COLUMBUS — The Big Ten season is back from the dead.
And the national-title chances for Ohio State appear once again to be alive and well.
In a stunning reversal from the early-August decision to postpone the fall season and the doubling-down on that hasty move later in the month, the Big Ten presidents and chancellors approved a plan on Wednesday morning for the league to kick off its season in October following a weekend full of meetings to sort through all the issues.

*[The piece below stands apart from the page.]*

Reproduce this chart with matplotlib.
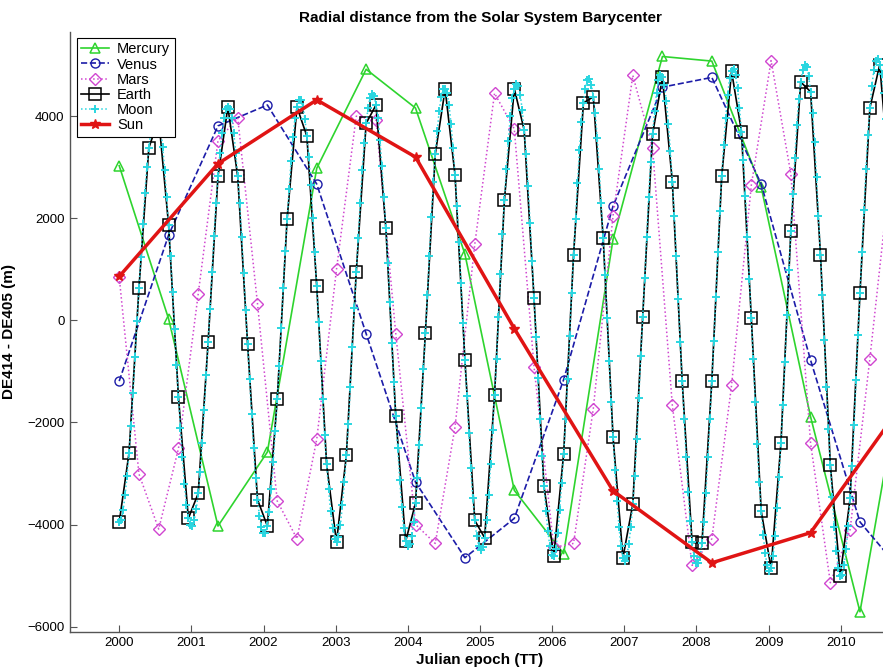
import numpy as np
import matplotlib
matplotlib.use('Agg')
import matplotlib.pyplot as plt

plt.rcParams['font.family'] = ['Liberation Sans', 'DejaVu Sans']

# DE414 - DE405 radial distance differences (m), sampled every N days from J2000
mercury = [3030, 30, -4030, -2580, 2980, 4920, 4160, 1300, -3330, -4570,
           1590, 5170, 5080, 2610, -1890, -5710, -200]
venus = [-1190, 1670, 3810, 4220, 2670, -260, -3170, -4650, -3880, -1160,
         2240, 4570, 4760, 2670, -780, -3950, -5100]
mars = [850, -3010, -4090, -2510, 520, 3520, 3970, 330, -3540, -4280,
        -2330, 1000, 4000, 3930, -260, -4000, -4370, -2090, 1490, 4450,
        3750, -910, -4450, -4370, -1730, 2050, 4800, 3370, -1660, -4800,
        -4280, -1270, 2650, 5090, 2870, -2410, -5140, -4100, -750, 2800]
earth = [-3960, -2590, 630, 3380, 3950, 1870, -1510, -3880, -3390, -430,
         2820, 4180, 2820, -470, -3510, -4030, -1550, 1990, 4180, 3610,
         670, -2820, -4350, -2640, 950, 3860, 4220, 1800, -1880, -4330,
         -3580, -240, 3260, 4530, 2850, -770, -3920, -4260, -1470, 2360,
         4540, 3730, 430, -3240, -4620, -2610, 1280, 4260, 4380, 1610,
         -2290, -4650, -3600, 70, 3650, 4760, 2720, -1190, -4350, -4370,
         -1190, 2820, 4880, 3700, 40, -3740, -4850, -2400, 1750, 4670,
         4480, 1290, -2840, -5010, -3490, 540, 4160, 5010, 2700]
moon = [-3960, -3910, -3720, -3420, -3040, -2590, -2060, -1420, -720, -10,
        630, 1250, 1890, 2490, 3000, 3380, 3700, 3930, 4060, 4070,
        3950, 3750, 3400, 2950, 2420, 1870, 1270, 560, -170, -880,
        -1510, -2100, -2680, -3200, -3610, -3880, -4010, -4020, -3910, -3700,
        -3390, -2970, -2400, -1760, -1080, -430, 230, 950, 1660, 2300,
        2820, 3280, 3670, 3960, 4140, 4180, 4140, 3960, 3670, 3280,
        2820, 2290, 1640, 920, 200, -470, -1140, -1840, -2500, -3080,
        -3510, -3830, -4050, -4170, -4160, -4030, -3750, -3310, -2770, -2170,
        -1550, -890, -150, 630, 1360, 1990, 2570, 3120, 3600, 3970,
        4180, 4310, 4310, 4180, 3950, 3610, 3200, 2650, 2010, 1330,
        670, -30, -790, -1550, -2250, -2820, -3310, -3740, -4070, -4290,
        -4350, -4250, -4000, -3620, -3160, -2640, -2040, -1310, -530, 250,
        950, 1620, 2300, 2940, 3470, 3860, 4170, 4360, 4440, 4400,
        4220, 3960, 3540, 3020, 2420, 1800, 1130, 360, -440, -1210,
        -1880, -2510, -3120, -3650, -4070, -4330, -4430, -4390, -4230, -3950,
        -3580, -3090, -2450, -1720, -960, -240, 490, 1260, 2030, 2710,
        3260, 3720, 4110, 4380, 4530, 4530, 4450, 4210, 3840, 3380,
        2850, 2250, 1530, 740, -50, -770, -1480, -2210, -2900, -3490,
        -3920, -4230, -4420, -4500, -4440, -4260, -3920, -3430, -2820, -2150,
        -1470, -750, 70, 900, 1690, 2360, 2960, 3520, 4000, 4350,
        4540, 4640, 4600, 4420, 4130, 3730, 3250, 2630, 1910, 1160,
        430, -320, -1130, -1930, -2660, -3240, -3730, -4130, -4430, -4600,
        -4620, -4470, -4160, -3720, -3190, -2610, -1940, -1150, -300, 530,
        1280, 1990, 2690, 3340, 3880, 4260, 4540, 4700, 4720, 4620,
        4380, 4060, 3570, 2960, 2290, 1610, 880, 50, -800, -1600,
        -2290, -2930, -3530, -4040, -4430, -4650, -4710, -4610, -4380, -4040,
        -3600, -3040, -2320, -1520, -700, 70, 830, 1640, 2420, 3110,
        3650, 4100, 4460, 4700, 4810, 4760, 4610, 4300, 3850, 3320,
        2720, 2050, 1260, 410, -430, -1190, -1930, -2670, -3360, -3940,
        -4350, -4620, -4750, -4750, -4630, -4370, -3960, -3380, -2680, -1940,
        -1190, -410, 450, 1330, 2140, 2820, 3430, 3970, 4420, 4740,
        4880, 4920, 4800, 4550, 4170, 3700, 3150, 2440, 1640, 820,
        40, -760, -1600, -2430, -3160, -3740, -4200, -4560, -4800, -4910,
        -4850, -4620, -4220, -3680, -3060, -2400, -1660, -810, 100, 980,
        1750, 2470, 3180, 3820, 4330, 4670, 4910, 5010, 4970, 4790,
        4480, 4070, 3490, 2800, 2040, 1290, 490, -390, -1300, -2130,
        -2840, -3470, -4040, -4510, -4850, -5010, -4990, -4800, -4470, -4020,
        -3490, -2850, -2050, -1170, -280, 540, 1340, 2170, 2960, 3640,
        4160, 4590, 4900, 5090, 5130, 5010, 4820, 4450, 3950, 3350,
        2700]
sun = [860, 3070, 4320, 3200, -160, -3340, -4750, -4160, -1450]

# sampling step of each series in days
steps = {'Mercury': 250, 'Venus': 250, 'Mars': 100, 'Earth': 50, 'Moon': 10, 'Sun': 500}


def epochs(step, n):
    return 2000.0 + np.arange(n) * step / 365.25


fig = plt.figure(figsize=(8.83, 6.69), dpi=100)
ax = fig.add_axes([70 / 883, 37.3 / 669, 820 / 883, 599.7 / 669])

ax.plot(epochs(steps['Mercury'], len(mercury)), mercury, '-', color='#2ed42e', lw=1.2,
        marker='^', ms=7, mfc='none', mew=1.1, label='Mercury')
ax.plot(epochs(steps['Venus'], len(venus)), venus, '--', color='#1c1ca8', lw=1.2,
        marker='o', ms=6.5, mfc='none', mew=1.0, label='Venus')
ax.plot(epochs(steps['Mars'], len(mars)), mars, ':', color='#d046d0', lw=1.1,
        marker='D', ms=6, mfc='none', mew=1.0, label='Mars')
ax.plot(epochs(steps['Earth'], len(earth)), earth, '-', color='black', lw=1.2,
        marker='s', ms=8.5, mfc='none', mew=1.1, label='Earth')
ax.plot(epochs(steps['Moon'], len(moon)), moon, ':', color='#2ad6e0', lw=1.1,
        marker='+', ms=5.5, mew=1.4, label='Moon')
ax.plot(epochs(steps['Sun'], len(sun)), sun, '-', color='#e01414', lw=2.5,
        marker='*', ms=7.5, mfc='#e01414', mec='#e01414', label='Sun')

ax.set_xlim(1999.318, 2010.683)
ax.set_ylim(-6100, 5650)
ax.set_xticks(range(2000, 2011))
ax.set_yticks(range(-6000, 4001, 2000))

for side in ('top', 'right'):
    ax.spines[side].set_visible(False)
for side in ('left', 'bottom'):
    ax.spines[side].set_color('#555555')
    ax.spines[side].set_linewidth(1.0)
ax.tick_params(direction='in', length=5, width=0.8, color='#555555',
               labelsize=9.5, labelcolor='black', pad=4)

ax.set_title('Radial distance from the Solar System Barycenter',
             fontsize=11, fontweight='bold', pad=7)
ax.set_xlabel('Julian epoch (TT)', fontsize=11, fontweight='bold', labelpad=3)
ax.set_ylabel('DE414 - DE405 (m)', fontsize=11, fontweight='bold', labelpad=8)

leg = ax.legend(loc='upper left', bbox_to_anchor=(0.0085, 0.99), borderaxespad=0,
                fontsize=10.5, fancybox=False, framealpha=1, edgecolor='black',
                handlelength=1.9, handletextpad=0.55, labelspacing=0.08,
                borderpad=0.3)
leg.get_frame().set_linewidth(0.8)

fig.savefig('out.png', dpi=100)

The conference had faced heated criticism for its cancellation and the lack of transparency that produced its decision last month, with the five weeks filled with public pleas from coaches, multiple protests from some Big Ten families, a petition from Buckeyes quarterback Justin Fields and a lawsuit from a handful of Nebraska players. Primarily, the issue boiled down to a question over why the league didn’t simply delay to buy itself more time to evaluate the pandemic situation that has changed dramatically since the Big Ten initially pulled the plug — with the availability of new, cheaper, faster, saliva-based tests for COVID-19 at the forefront.
That testing development was crucial in moving forward with a plan that is expected to feature games that are expected to start on the Oct. 24 weekend. Pete Thamel confirmed the news initially for Yahoo Sports, and Lettermen Row sources confirmed that football would return this season once again on Wednesday.
Full details on the format and plan for the Big Ten are expected to be revealed by the league on Wednesday morning.
That was just one part of the new proposal from the Big Ten Return to Play task force that was presented to a small group of league decision-makers on Saturday before it was brought to the entire group of presidents and chancellors on Sunday. The Big Ten also heard pitches on how the schedule could be constructed in order to allow the league to participate in the College Football Football and satisfy broadcast partners, two key components to the effort to get back on the field in October instead of later with plans that included starts in November or January.
Getting rolling next month was a priority for hundreds of people across the league, but it might have the greatest upside for a historically-talented Ohio State team that has legitimate national-title aspirations. The entire program played an active role in trying to safely bring football back during this calendar year, with Ryan Day relentlessly fighting for his team in both public and private and the renowned medical staff of the Buckeyes methodically addressing the health and safety protocols. The Buckeyes were joined by Nebraska and Iowa in pushing for a delay during the failed first vote, but those schools and influential figures like Penn State’s James Franklin, Michigan coach Jim Harbaugh and Wisconsin athletic director Barry Alvarez kept the conversation alive in time to salvage a scaled-back season.
The process certainly wasn’t smooth, and there still promises to be complications along the way once the season actually starts. But the Big Ten is officially committed to trying, and both the league and the Buckeyes are now once again roaring back to life.
This is a developing story, and Lettermen Row will continue to have updates as the return-to-football plan comes into focus.